December 23, 2014

Christmas agave.



Seen today, in Austin.

18 comments:

James Pawlak said...

Tequila!!!!!

BDNYC said...

I thought you might be in central Texas based on the live oak you posted earlier.

What's the story with the frequent visits to Austin? I love it there, don't get me wrong. Trying to scare your employers a little? There's a top flight law school in Austin, after all. Nothing wrong with a little leverage.

Original Mike said...

Christmas agave???

Bah! Humbug!

Ann Althouse said...

I have family in Austin.

Scott said...

I bet the agave is sitting there thinking, "How undignified."

tim maguire said...

Looks like a court jester's crown.

St. George said...

It is better to agave than to areceive.

JSD said...

Welcome to Texas. Be sure to get some Christmas tamales.

Grackle said...

Welcome to Texas! Please attend a Ted Cruz event while you are here!

rehajm said...

Oh agave tree, Oh agave tree
You are so stout and prick-el-ee

surfed said...

They do make a good drink when properly harvested and distilled.

Tank said...

Will you be cruising 6th Street on Saturday night?

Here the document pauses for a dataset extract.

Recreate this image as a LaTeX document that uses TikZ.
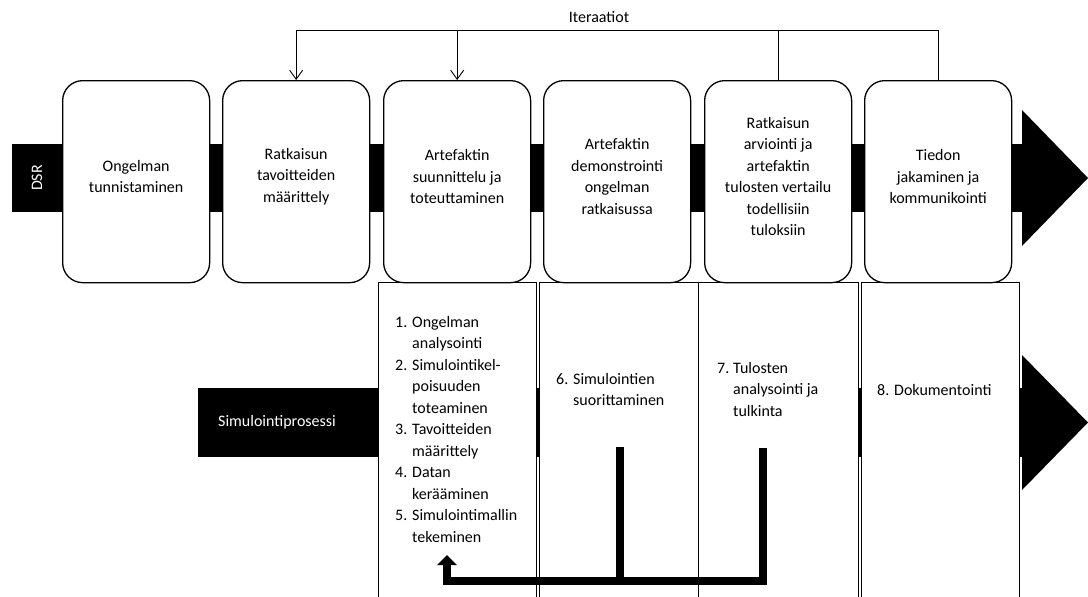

Hammond X. Gritzkofe said...

2014 was a year of inflorescence for many agaves in the the Lower Rio Grande Valley. Quite a sight to see a field of flowering agaves.

Were the plants in Austin area involved?

Bob Ellison said...

Merry Christmas to all!

mikee said...

HXG above: You failed to explain that a flowering blue agave of the sort pictured isn't just a flower, it is an alien-looking stalk 15 to 20 feet high, as thick as a tree trunk, with bunches of flowers growing off the trunk way up high at perfect right angles to the trunk.

A more extraterrestial flower is hard to imagine.

The ones in my neighborhood were quite amazing.

Hammond X. Gritzkofe said...

@Mikee.

Yes, and you can almost stand there and watch them grow - it happens so fast.

What I did not realize till this year was that the - probably thousands - of seed points develop into actual miniature agave plants which then drop off onto the ground.

In addition to our blue agaves, we have some patches of agave angustifolia. These propagate fiercely by casting pups from the roots - as do the blue agaves. But one of the larger angustifolias sprung into inflorescence this year.

None of the agave marginatas seem well enough established yet to flower.

Sadly, like spawning salmon, the plant then dies.

Anonymous said...

You're in Austin? Stop by Abilene on your way home.

Rockport Conservative said...

Be sure to get a photo of one of the lighted ones at night. They are very pretty.